WRITTEN INSTRUCTION
Write out the opening lines of the data word for word, up to and including the line with "import plotly.graph_objects as go", and leave every picture and every later line out.

PROVIDED DATA
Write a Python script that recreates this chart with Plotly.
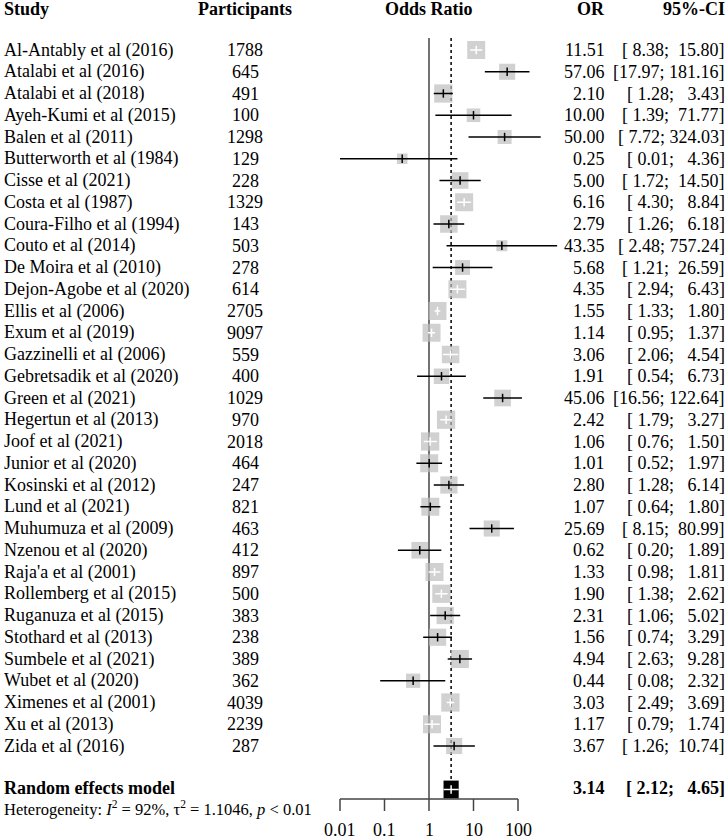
import numpy as np
import plotly.graph_objects as go

# ---------------- data ----------------
studies = [
    "Al-Antably et al (2016)", "Atalabi et al (2016)", "Atalabi et al (2018)",
    "Ayeh-Kumi et al (2015)", "Balen et al (2011)", "Butterworth et al (1984)",
    "Cisse et al (2021)", "Costa et al (1987)", "Coura-Filho et al (1994)",
    "Couto et al (2014)", "De Moira et al (2010)", "Dejon-Agobe et al (2020)",
    "Ellis et al (2006)", "Exum et al (2019)", "Gazzinelli et al (2006)",
    "Gebretsadik et al (2020)", "Green et al (2021)", "Hegertun et al (2013)",
    "Joof et al (2021)", "Junior et al (2020)", "Kosinski et al (2012)",
    "Lund et al (2021)", "Muhumuza et al (2009)", "Nzenou et al (2020)",
    "Raja'a et al (2001)", "Rollemberg et al (2015)", "Ruganuza et al (2015)",
    "Stothard et al (2013)", "Sumbele et al (2021)", "Wubet et al (2020)",
    "Ximenes et al (2001)", "Xu et al (2013)", "Zida et al (2016)",
]
participants = [1788, 645, 491, 100, 1298, 129, 228, 1329, 143, 503, 278, 614,
                2705, 9097, 559, 400, 1029, 970, 2018, 464, 247, 821, 463, 412,
                897, 500, 383, 238, 389, 362, 4039, 2239, 287]
odds_ratio = [11.51, 57.06, 2.10, 10.00, 50.00, 0.25, 5.00, 6.16, 2.79, 43.35,
              5.68, 4.35, 1.55, 1.14, 3.06, 1.91, 45.06, 2.42, 1.06, 1.01, 2.80,
              1.07, 25.69, 0.62, 1.33, 1.90, 2.31, 1.56, 4.94, 0.44, 3.03, 1.17,
              3.67]
ci_lower = [8.38, 17.97, 1.28, 1.39, 7.72, 0.01, 1.72, 4.30, 1.26, 2.48, 1.21,
            2.94, 1.33, 0.95, 2.06, 0.54, 16.56, 1.79, 0.76, 0.52, 1.28, 0.64,
            8.15, 0.20, 0.98, 1.38, 1.06, 0.74, 2.63, 0.08, 2.49, 0.79, 1.26]
ci_upper = [15.80, 181.16, 3.43, 71.77, 324.03, 4.36, 14.50, 8.84, 6.18, 757.24,
            26.59, 6.43, 1.80, 1.37, 4.54, 6.73, 122.64, 3.27, 1.50, 1.97, 6.14,
            1.80, 80.99, 1.89, 1.81, 2.62, 5.02, 3.29, 9.28, 2.32, 3.69, 1.74,
            10.74]
# random-effects weights (%), estimated from the square sizes
weights = [3.5, 2.8, 3.6, 2.0, 2.1, 1.2, 3.0, 3.5, 3.3, 1.3, 2.4, 3.5, 3.5, 3.5,
           3.3, 2.6, 3.0, 3.6, 3.6, 3.5, 3.2, 3.5, 2.8, 3.0, 3.5, 3.6, 3.2, 3.2,
           3.5, 2.2, 3.6, 3.5, 2.8]

pooled_label = "Random effects model"
pooled_or = 3.14
pooled_lower = 2.12
pooled_upper = 4.65
heterogeneity = ("Heterogeneity: <i>I</i><sup>2</sup> = 92%, "
                 "\u03c4<sup>2</sup> = 1.1046, <i>p</i> &lt; 0.01")

headers = ["Study", "Participants", "Odds Ratio", "OR", "95%-CI"]
axis_ticks = [0.01, 0.1, 1, 10, 100]
axis_tick_labels = ["0.01", "0.1", "1", "10", "100"]

# ---------------- layout constants ----------------
W, H = 727, 840
PPD = 44.5          # pixels per decade on the OR scale
X_ONE = 429         # pixel position of OR = 1
ROW0 = 50           # pixel of first study row
ROWH = 21.75        # row height in pixels
FONT = "Liberation Serif, Times New Roman, serif"
FS = 18
NB = "\u00a0"

COL_STUDY = 3
COL_PART = 245
COL_OR = 606
COL_CI = 726

n = len(studies)
rows = np.arange(n)
ROW_POOLED = n + 1
ROW_POOLED_TXT = ROW_POOLED - 0.05
ROW_HET = ROW_POOLED + 0.88
ROW_AXIS = ROW_POOLED + 0.44
ROW_TICK = ROW_AXIS + 0.55
ROW_TICKLAB = ROW_AXIS + 1.42
ROW_HEAD = -1.9
ROW_TOP = -0.55


def px(xpix):
    return xpix / W


def fmt_ci(lo, hi):
    s = "[" + f"{lo:.2f}".rjust(5) + "; " + f"{hi:.2f}".rjust(6) + "]"
    return s.replace(" ", NB)


lx = np.log10(odds_ratio)
llo = np.log10(ci_lower)
lhi = np.log10(ci_upper)
sides = 18 / np.sqrt(3.5) * np.sqrt(np.array(weights))
inside = (lhi - llo) * PPD < sides

fig = go.Figure()

# squares
fig.add_trace(go.Scatter(
    x=lx, y=rows, mode="markers",
    marker=dict(symbol="square", size=sides, color="#BEBEBE", line=dict(width=0)),
    hoverinfo="skip", showlegend=False))


def seg_trace(mask, color):
    xs, ys = [], []
    for i in np.where(mask)[0]:
        xs += [llo[i], lhi[i], None]
        ys += [rows[i], rows[i], None]
    return go.Scatter(x=xs, y=ys, mode="lines", line=dict(color=color, width=1.5),
                      hoverinfo="skip", showlegend=False)


fig.add_trace(seg_trace(~inside, "black"))
fig.add_trace(seg_trace(inside, "white"))

# point ticks
fig.add_trace(go.Scatter(
    x=lx, y=rows, mode="markers",
    marker=dict(symbol="line-ns", size=6,
                line=dict(width=1.5, color=["white" if f else "black" for f in inside])),
    hoverinfo="skip", showlegend=False))

# pooled estimate box with white cross
fig.add_trace(go.Scatter(
    x=[np.log10(pooled_lower), np.log10(pooled_upper), np.log10(pooled_upper),
       np.log10(pooled_lower), np.log10(pooled_lower)],
    y=[ROW_POOLED - 0.41, ROW_POOLED - 0.41, ROW_POOLED + 0.41, ROW_POOLED + 0.41,
       ROW_POOLED - 0.41],
    mode="lines", fill="toself", fillcolor="black", line=dict(width=0, color="black"),
    hoverinfo="skip", showlegend=False))
fig.add_trace(go.Scatter(
    x=[np.log10(pooled_lower), np.log10(pooled_upper)], y=[ROW_POOLED, ROW_POOLED],
    mode="lines", line=dict(color="white", width=1.5), hoverinfo="skip",
    showlegend=False))
fig.add_trace(go.Scatter(
    x=[np.log10(pooled_or)], y=[ROW_POOLED], mode="markers",
    marker=dict(symbol="line-ns", size=6, line=dict(width=1.5, color="white")),
    hoverinfo="skip", showlegend=False))

shapes = []
# reference line at OR = 1
shapes.append(dict(type="line", xref="x", yref="y", x0=0, x1=0, y0=ROW_TOP,
                   y1=ROW_AXIS, line=dict(color="#444", width=1.5), layer="below"))
# dotted line at pooled estimate
shapes.append(dict(type="line", xref="x", yref="y", x0=np.log10(pooled_or),
                   x1=np.log10(pooled_or), y0=ROW_TOP, y1=ROW_POOLED,
                   line=dict(color="black", width=1.5, dash="dot"), layer="below"))
# axis line and ticks
lt = np.log10(axis_ticks)
shapes.append(dict(type="line", xref="x", yref="y", x0=lt[0], x1=lt[-1],
                   y0=ROW_AXIS, y1=ROW_AXIS, line=dict(color="#444", width=1.5)))
for t in lt:
    shapes.append(dict(type="line", xref="x", yref="y", x0=t, x1=t, y0=ROW_AXIS,
                       y1=ROW_TICK, line=dict(color="#444", width=1.5)))

ann = []


def text(x, y, s, anchor, bold=False, size=FS, xref="paper"):
    if bold:
        s = "<b>" + s + "</b>"
    ann.append(dict(x=x, y=y, xref=xref, yref="y", text=s, showarrow=False,
                    xanchor=anchor, yanchor="middle",
                    font=dict(family=FONT, size=size, color="black")))


# headers
text(px(COL_STUDY - 1), ROW_HEAD, headers[0], "left", True)
text(px(COL_PART), ROW_HEAD, headers[1], "center", True)
text(0, ROW_HEAD, headers[2], "center", True, xref="x")
text(px(COL_OR + 1), ROW_HEAD, headers[3], "right", True)
text(px(COL_CI + 1), ROW_HEAD, headers[4], "right", True)

for i in range(n):
    text(px(COL_STUDY - 1), i, studies[i], "left")
    text(px(COL_PART), i, str(participants[i]), "center")
    text(px(COL_OR + 1), i, f"{odds_ratio[i]:.2f}", "right")
    text(px(COL_CI + 1), i, fmt_ci(ci_lower[i], ci_upper[i]), "right")

text(px(COL_STUDY - 1), ROW_POOLED_TXT, pooled_label, "left", True)
text(px(COL_OR + 1), ROW_POOLED_TXT, f"{pooled_or:.2f}", "right", True)
text(px(COL_CI + 1), ROW_POOLED_TXT, fmt_ci(pooled_lower, pooled_upper), "right", True)
text(px(COL_STUDY - 1), ROW_HET, heterogeneity, "left", size=16.5)

for t, lab in zip(lt, axis_tick_labels):
    text(t, ROW_TICKLAB, lab, "center", xref="x")

fig.update_layout(
    width=W, height=H,
    margin=dict(l=0, r=0, t=0, b=0),
    paper_bgcolor="white", plot_bgcolor="white",
    xaxis=dict(range=[-X_ONE / PPD, (W - X_ONE) / PPD], visible=False,
               fixedrange=True),
    yaxis=dict(range=[(H - ROW0) / ROWH, -ROW0 / ROWH], visible=False,
               fixedrange=True),
    shapes=shapes, annotations=ann, showlegend=False,
)

fig.write_html("out.html", config={"displayModeBar": False},
               post_script="document.body.style.margin='0px';")
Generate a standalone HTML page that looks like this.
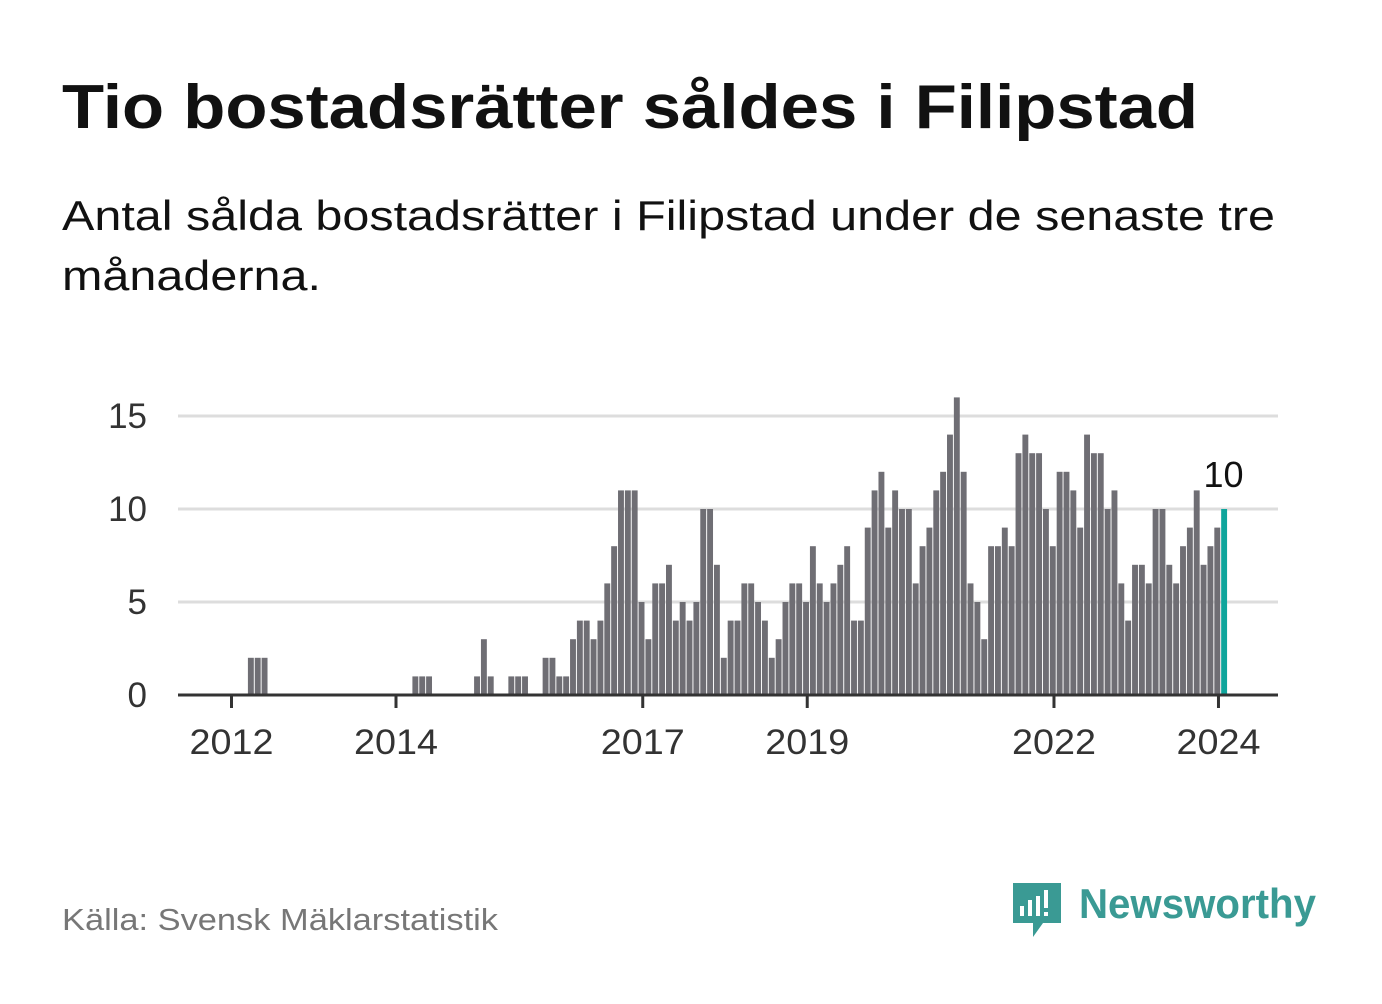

RESULT
Write a Python script that recreates this chart with Plotly.
import numpy as np
import plotly.graph_objects as go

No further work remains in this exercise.